Awotunde also credits South Carolina assistant coach Mike Sergent in developing his abilities.
“He has been unbelievable,” Awotunde said. “He’s the best coach I’ve ever had. The way he treats his athletes is great. He has great insight and great experience. I try to get his input on what I should try to change and what I should do differently. He’s really understanding.
“Preparation is a big thing. In throws, there is a huge emphasis on the weight room, so you live in there in the offseason. My favorite part is definitely the day of competition. You prep so much, you try to eat right, and you try to get the right amount of sleep. Some days you wake up and you just know. It’s just right. It’s all about the little things.”
To be on the stand with the gold medal at NCAAs would be an unreal feeling.

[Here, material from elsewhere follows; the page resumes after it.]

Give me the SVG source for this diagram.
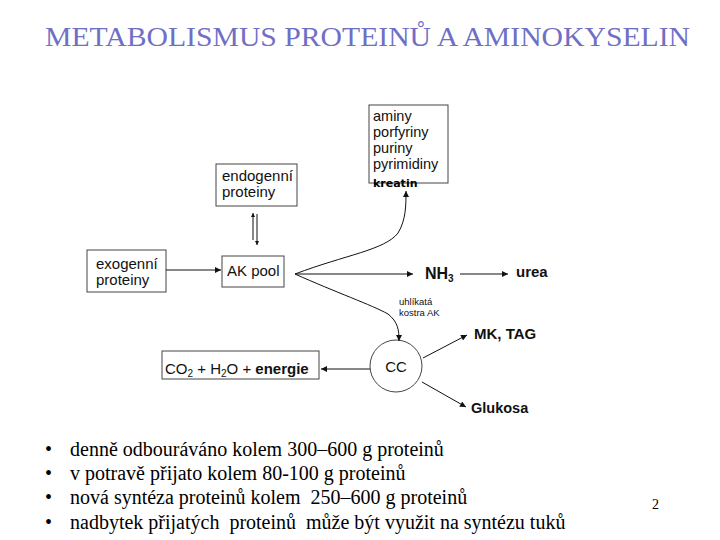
<svg xmlns="http://www.w3.org/2000/svg" width="720" height="540" viewBox="0 0 720 540">
<defs>
<style>
.box{fill:#fff;stroke:#444;stroke-width:1}
.ln{fill:none;stroke:#111;stroke-width:1}
.t{font-family:"Liberation Sans",Arial,sans-serif;fill:#111}
.b{font-family:"Liberation Sans",Arial,sans-serif;font-weight:bold;fill:#111}
.s{font-family:"Liberation Serif","Times New Roman",serif;fill:#000;white-space:pre}
</style>
<marker id="ah" viewBox="0 0 10 10" refX="10" refY="5" markerWidth="8" markerHeight="6" markerUnits="userSpaceOnUse" orient="auto">
<path d="M0,0 L10,5 L0,10 z" fill="#111"/>
</marker>
<marker id="ahs" viewBox="0 0 10 10" refX="10" refY="5" markerWidth="6" markerHeight="4" markerUnits="userSpaceOnUse" orient="auto">
<path d="M0,0 L10,5 L0,10 z" fill="#111"/>
</marker>
</defs>
<rect width="720" height="540" fill="#fff"/>
<text x="45" y="46" font-family="Liberation Serif,Times New Roman,serif" font-size="27" fill="#6f6fc6" textLength="645" lengthAdjust="spacingAndGlyphs">METABOLISMUS PROTEINŮ A AMINOKYSELIN</text>

<g id="deriv">
<rect x="369" y="105" width="79" height="78" class="box"/>
<text x="373" y="121" class="t" font-size="14.5">aminy</text>
<text x="373" y="137" class="t" font-size="14.5">porfyriny</text>
<text x="373" y="153" class="t" font-size="14.5">puriny</text>
<text x="373" y="169" class="t" font-size="14.5">pyrimidiny</text>
<text x="373" y="187" font-family="DejaVu Sans,sans-serif" font-size="11" font-weight="bold" fill="#000">kreatin</text>
</g>
<g id="endo">
<rect x="216" y="164" width="81" height="42" class="box"/>
<text x="222" y="181" class="t" font-size="15">endogenní</text>
<text x="222" y="197" class="t" font-size="15">proteiny</text>
</g>
<g id="exo">
<rect x="87" y="250" width="79" height="42" class="box"/>
<text x="96" y="269" class="t" font-size="15">exogenní</text>
<text x="96" y="285" class="t" font-size="15">proteiny</text>
</g>
<g id="akpool">
<rect x="222" y="256" width="62" height="31" class="box"/>
<text x="227" y="276" class="t" font-size="15">AK pool</text>
</g>
<g id="nh3">
<text x="425" y="279" class="b" font-size="16">NH<tspan font-size="10" dy="3">3</tspan></text>
</g>
<g id="urea">
<text x="516" y="277" class="b" font-size="15">urea</text>
</g>
<g id="cc">
<circle cx="396" cy="366" r="26" fill="#fff" stroke="#444"/>
<text x="396" y="372" class="t" font-size="15" text-anchor="middle">CC</text>
</g>
<g id="co2">
<rect x="162" y="351" width="157" height="28" class="box"/>
<text x="165" y="374" class="t" font-size="15">CO<tspan font-size="10" dy="3">2</tspan><tspan dy="-3"> + H</tspan><tspan font-size="10" dy="3">2</tspan><tspan dy="-3">O + </tspan><tspan font-weight="bold">energie</tspan></text>
</g>
<g id="mktag">
<text x="474" y="339" class="b" font-size="15">MK, TAG</text>
</g>
<g id="glukosa">
<text x="471" y="413" class="b" font-size="14.5">Glukosa</text>
</g>
<g id="label">
<text x="399" y="305" class="t" font-size="9.5">uhlíkatá</text>
<text x="399" y="316" class="t" font-size="9.5">kostra AK</text>
</g>

<g id="connectors">
<line x1="166" y1="270" x2="221" y2="270" class="ln" marker-end="url(#ah)"/>
<line x1="253" y1="240" x2="253" y2="213" class="ln" marker-end="url(#ahs)"/>
<line x1="257" y1="214" x2="257" y2="245" class="ln" marker-end="url(#ahs)"/>
<line x1="295" y1="274" x2="413" y2="274" class="ln" marker-end="url(#ah)"/>
<line x1="460" y1="274" x2="508" y2="274" class="ln" marker-end="url(#ah)"/>
<path d="M295,274 C345,255 385,250 398,233 C406,220 406,205 406,191" class="ln" marker-end="url(#ah)"/>
<path d="M295,274 C335,292 372,305 388,314 C398,322 399,330 399,341" class="ln" marker-end="url(#ah)"/>
<line x1="370" y1="369" x2="321" y2="369" class="ln" stroke="#555" marker-end="url(#ah)"/>
<line x1="423" y1="358" x2="467" y2="335" class="ln" marker-end="url(#ah)"/>
<line x1="422" y1="382" x2="466" y2="407" class="ln" marker-end="url(#ah)"/>
</g>

<g id="bullets" font-size="20">
<text x="45" y="456" class="s">•</text><text x="70" y="456" class="s">denně odbouráváno kolem 300–600 g proteinů</text>
<text x="45" y="480" class="s">•</text><text x="70" y="480" class="s">v potravě přijato kolem 80-100 g proteinů</text>
<text x="45" y="504" class="s">•</text><text x="70" y="504" class="s">nová syntéza proteinů kolem  250–600 g proteinů</text>
<text x="45" y="529" class="s">•</text><text x="70" y="529" class="s">nadbytek přijatých  proteinů  může být využit na syntézu tuků</text>
</g>
<text x="652" y="509" class="s" font-size="14">2</text>
</svg>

Awotunde also noted that the mental aspect of the sport plays a big factor in preparation and execution.
“It’s a huge mental game,” Awotunde said. “Sometimes you feel like you’re off, when you’re really the same person you were last week when you [set a personal record]. There’s something in your mind that is setting you back. You have to stay confident.
“They say your best throws come unknowingly. Going through the ring, everything feels so right and effortless. The more effort you have to put in your throws, the more you tighten up. You want to stay relaxed.”
Awotunde began honing his skills at an early age as his track and field career began in middle school, but not as you might expect.
“I was a sprinter when I was in middle school,” Awotunde smiled. “I thought I was going to be a 400 meter runner. We started weightlifting for high school football in the seventh grade, I’ve always done everything seriously. I never missed a day in the weight room. I beefed up. My high school football coaches were also my track coaches. So they recruited me for the throws. The first day I was out there, I had never done it, but I was beating everyone else on the team. They were good coaches who wanted to send their athletes to college, and that’s always made a difference for me.”
While he threw the football well, he can throw the 16 pound shot very well. Success hasn’t come overnight. Awotunde had many offers to compete in college, but he chose South Carolina.
“The SEC is the best conference in the country, in all athletics as a whole,” Awotunde said. “I liked the culture here. Everyone was so athletics-driven. So that, along with the Dodie (Academic Enrichment Center), is what was the most intriguing to me.”
After winning a New Jersey high school state title as 225-pound quarterback, Awotunde has since bulked up by 50 pounds.
“A lot of that goes to what we’re eating in the Dodie,” Awotunde said. “It’s really good food. I also like what we’ve been doing in the weight room. It’s been really consistent.”
An honor roll student at South Carolina, Awotunde has earned a degree in public health, is already working toward earning another degree in exercise science, and is applying to physical therapy school. However, a professional career in track and field isn’t out of the question as he is a man of many interests.
“Track has been good to me,” Awotunde said. “I love listening to music. I tried picking up the guitar. I’ve tried picking up different beats on music apps. I also picked up golf recently. I’m not very good, yet.”
Make no mistake however, now that Awotunde has tasted success, he has his eyes on taking care of unfinished business in the ring.
“Last year I wanted to come out and win SECs because it was at home here,” Awotunde said. “Then the week of SECs, I pulled my hamstring. I let that one slip away. There is so much that goes into staying healthy. This year I’m going to emphasize being consistent in the training room, being consistent with my sleep, how I practice, what I eat, and what I do in the weight room. To be on the stand with the gold medal at NCAAs would be an unreal feeling.”